WRITTEN PROBLEM: Leave out the pictures and repeat the data exactly.

MATERIAL PROVIDED:
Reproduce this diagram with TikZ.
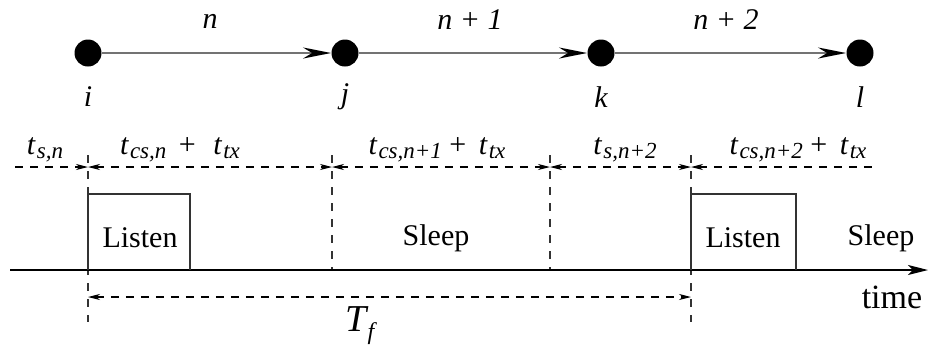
\documentclass[tikz,border=0pt]{standalone}
\usepackage{fontspec}
\setmainfont{Liberation Serif}
\usetikzlibrary{arrows.meta}
\newcommand{\tsb}[2]{{\itshape #1\kern0.8pt\raisebox{-0.3ex}{\fontsize{11.5}{12}\selectfont #2}}}
\tikzset{dimtip/.tip={Stealth[length=6pt,width=3pt,inset=1.8pt]}}
\begin{document}
\begin{tikzpicture}[x=0.5pt,y=-0.5pt,
  every node/.style={font=\fontsize{15}{17}\selectfont},
  dot/.style={circle,fill=black,inner sep=0pt,minimum size=13.5pt},
  edge/.style={draw=black!55,line width=1.1pt,-{Stealth[length=14pt,width=5.5pt,inset=4.5pt,black]}},
  dimline/.style={dash pattern=on 4pt off 3.5pt,line width=0.6pt},
  guide/.style={dash pattern=on 4pt off 4pt,line width=0.6pt,black!80},
  lbl/.style={inner sep=0pt},
  box/.style={draw=black!80,line width=0.6pt}]
\useasboundingbox (0,0) rectangle (928,344);
% nodes
\node[dot] (i) at (88,53) {};
\node[dot] (j) at (345,53) {};
\node[dot] (k) at (601,53) {};
\node[dot] (l) at (860,53) {};
\draw[edge] (i) -- (j);
\draw[edge] (j) -- (k);
\draw[edge] (k) -- (l);
\node[lbl] (ln1) at (210,21) {\itshape n};
\node[lbl] (ln2) at (470,20) {\itshape n + 1};
\node[lbl] (ln3) at (726,20) {\itshape n + 2};
\node[lbl] (li) at (88,97) {\itshape i};
\node[lbl] (lj) at (345,97) {\itshape j};
\node[lbl] (lk) at (601,97) {\itshape k};
\node[lbl] (ll) at (860,97) {\itshape l};
% coordinates
\coordinate (d0) at (15,167);
\coordinate (d1) at (88,167);
\coordinate (d2) at (332,167);
\coordinate (d3) at (550,167);
\coordinate (d4) at (691,167);
\coordinate (d5) at (878,167);
% guides
\coordinate (g1t) at (88,155);  \coordinate (g1b) at (88,322);
\coordinate (g2t) at (332,155); \coordinate (g2b) at (332,270);
\coordinate (g3t) at (550,155); \coordinate (g3b) at (550,270);
\coordinate (g4t) at (691,155); \coordinate (g4b) at (691,322);
\draw[guide] (g1t) -- (g1b);
\draw[guide] (g2t) -- (g2b);
\draw[guide] (g3t) -- (g3b);
\draw[guide] (g4t) -- (g4b);
% dimension row
\draw[dimline,-{dimtip}] (d0) -- (d1);
\draw[dimline,{dimtip}-{dimtip}] (d1) -- (d2);
\draw[dimline,{dimtip}-{dimtip}] (d2) -- (d3);
\draw[dimline,{dimtip}-{dimtip}] (d3) -- (d4);
\draw[dimline,{dimtip}-] (d4) -- (d5);
\node[lbl] (t1) at (45,150) {\tsb{t}{s,n}};
\node[lbl] (t2) at (180,150) {\tsb{t}{cs,n} \,+\,\, \tsb{t}{tx}};
\node[lbl] (t3) at (437,150) {\tsb{t}{cs,n+1} + \,\tsb{t}{tx}};
\node[lbl] (t4) at (625,150) {\tsb{t}{s,n+2}};
\node[lbl] (t5) at (798,150) {\tsb{t}{cs,n+2} + \,\tsb{t}{tx}};
% timeline
\coordinate (a0) at (10,270);
\coordinate (a1) at (928,270);
\draw[line width=1pt,-{Stealth[length=10pt,width=5pt,inset=2.5pt]}] (a0) -- (a1);
% boxes
\draw[box] (88,270) -- (88,194) -- (190,194) -- (190,270);
\draw[box] (691,270) -- (691,194) -- (796,194) -- (796,270);
\node[lbl] (ls1) at (140,238) {Listen};
\node[lbl] (sl1) at (436,238) {Sleep};
\node[lbl] (ls2) at (743,238) {Listen};
\node[lbl] (sl2) at (881,238) {Sleep};
\node[lbl,font=\fontsize{17}{19}\selectfont] (tm) at (892,297) {time};
% T_f
\coordinate (f1) at (88,297);
\coordinate (f2) at (691,297);
\draw[dimline,{dimtip}-{dimtip}] (f1) -- (f2);
\node[lbl,font=\fontsize{19}{21}\selectfont] (tf) at (360,326) {{\itshape T\kern0.3pt\raisebox{-0.45ex}{\fontsize{12}{13}\selectfont f}}};
\end{tikzpicture}
\end{document}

FINAL ANSWER:
Reproduce this diagram with TikZ.
\documentclass[tikz,border=0pt]{standalone}
\usepackage{fontspec}
\setmainfont{Liberation Serif}
\usetikzlibrary{arrows.meta}
\newcommand{\tsb}[2]{{\itshape #1\kern0.8pt\raisebox{-0.3ex}{\fontsize{11.5}{12}\selectfont #2}}}
\tikzset{dimtip/.tip={Stealth[length=6pt,width=3pt,inset=1.8pt]}}
\begin{document}
\begin{tikzpicture}[x=0.5pt,y=-0.5pt,
  every node/.style={font=\fontsize{15}{17}\selectfont},
  dot/.style={circle,fill=black,inner sep=0pt,minimum size=13.5pt},
  edge/.style={draw=black!55,line width=1.1pt,-{Stealth[length=14pt,width=5.5pt,inset=4.5pt,black]}},
  dimline/.style={dash pattern=on 4pt off 3.5pt,line width=0.6pt},
  guide/.style={dash pattern=on 4pt off 4pt,line width=0.6pt,black!80},
  lbl/.style={inner sep=0pt},
  box/.style={draw=black!80,line width=0.6pt}]
\useasboundingbox (0,0) rectangle (928,344);
% nodes
\node[dot] (i) at (88,53) {};
\node[dot] (j) at (345,53) {};
\node[dot] (k) at (601,53) {};
\node[dot] (l) at (860,53) {};
\draw[edge] (i) -- (j);
\draw[edge] (j) -- (k);
\draw[edge] (k) -- (l);
\node[lbl] (ln1) at (210,21) {\itshape n};
\node[lbl] (ln2) at (470,20) {\itshape n + 1};
\node[lbl] (ln3) at (726,20) {\itshape n + 2};
\node[lbl] (li) at (88,97) {\itshape i};
\node[lbl] (lj) at (345,97) {\itshape j};
\node[lbl] (lk) at (601,97) {\itshape k};
\node[lbl] (ll) at (860,97) {\itshape l};
% coordinates
\coordinate (d0) at (15,167);
\coordinate (d1) at (88,167);
\coordinate (d2) at (332,167);
\coordinate (d3) at (550,167);
\coordinate (d4) at (691,167);
\coordinate (d5) at (878,167);
% guides
\coordinate (g1t) at (88,155);  \coordinate (g1b) at (88,322);
\coordinate (g2t) at (332,155); \coordinate (g2b) at (332,270);
\coordinate (g3t) at (550,155); \coordinate (g3b) at (550,270);
\coordinate (g4t) at (691,155); \coordinate (g4b) at (691,322);
\draw[guide] (g1t) -- (g1b);
\draw[guide] (g2t) -- (g2b);
\draw[guide] (g3t) -- (g3b);
\draw[guide] (g4t) -- (g4b);
% dimension row
\draw[dimline,-{dimtip}] (d0) -- (d1);
\draw[dimline,{dimtip}-{dimtip}] (d1) -- (d2);
\draw[dimline,{dimtip}-{dimtip}] (d2) -- (d3);
\draw[dimline,{dimtip}-{dimtip}] (d3) -- (d4);
\draw[dimline,{dimtip}-] (d4) -- (d5);
\node[lbl] (t1) at (45,150) {\tsb{t}{s,n}};
\node[lbl] (t2) at (180,150) {\tsb{t}{cs,n} \,+\,\, \tsb{t}{tx}};
\node[lbl] (t3) at (437,150) {\tsb{t}{cs,n+1} + \,\tsb{t}{tx}};
\node[lbl] (t4) at (625,150) {\tsb{t}{s,n+2}};
\node[lbl] (t5) at (798,150) {\tsb{t}{cs,n+2} + \,\tsb{t}{tx}};
% timeline
\coordinate (a0) at (10,270);
\coordinate (a1) at (928,270);
\draw[line width=1pt,-{Stealth[length=10pt,width=5pt,inset=2.5pt]}] (a0) -- (a1);
% boxes
\draw[box] (88,270) -- (88,194) -- (190,194) -- (190,270);
\draw[box] (691,270) -- (691,194) -- (796,194) -- (796,270);
\node[lbl] (ls1) at (140,238) {Listen};
\node[lbl] (sl1) at (436,238) {Sleep};
\node[lbl] (ls2) at (743,238) {Listen};
\node[lbl] (sl2) at (881,238) {Sleep};
\node[lbl,font=\fontsize{17}{19}\selectfont] (tm) at (892,297) {time};
% T_f
\coordinate (f1) at (88,297);
\coordinate (f2) at (691,297);
\draw[dimline,{dimtip}-{dimtip}] (f1) -- (f2);
\node[lbl,font=\fontsize{19}{21}\selectfont] (tf) at (360,326) {{\itshape T\kern0.3pt\raisebox{-0.45ex}{\fontsize{12}{13}\selectfont f}}};
\end{tikzpicture}
\end{document}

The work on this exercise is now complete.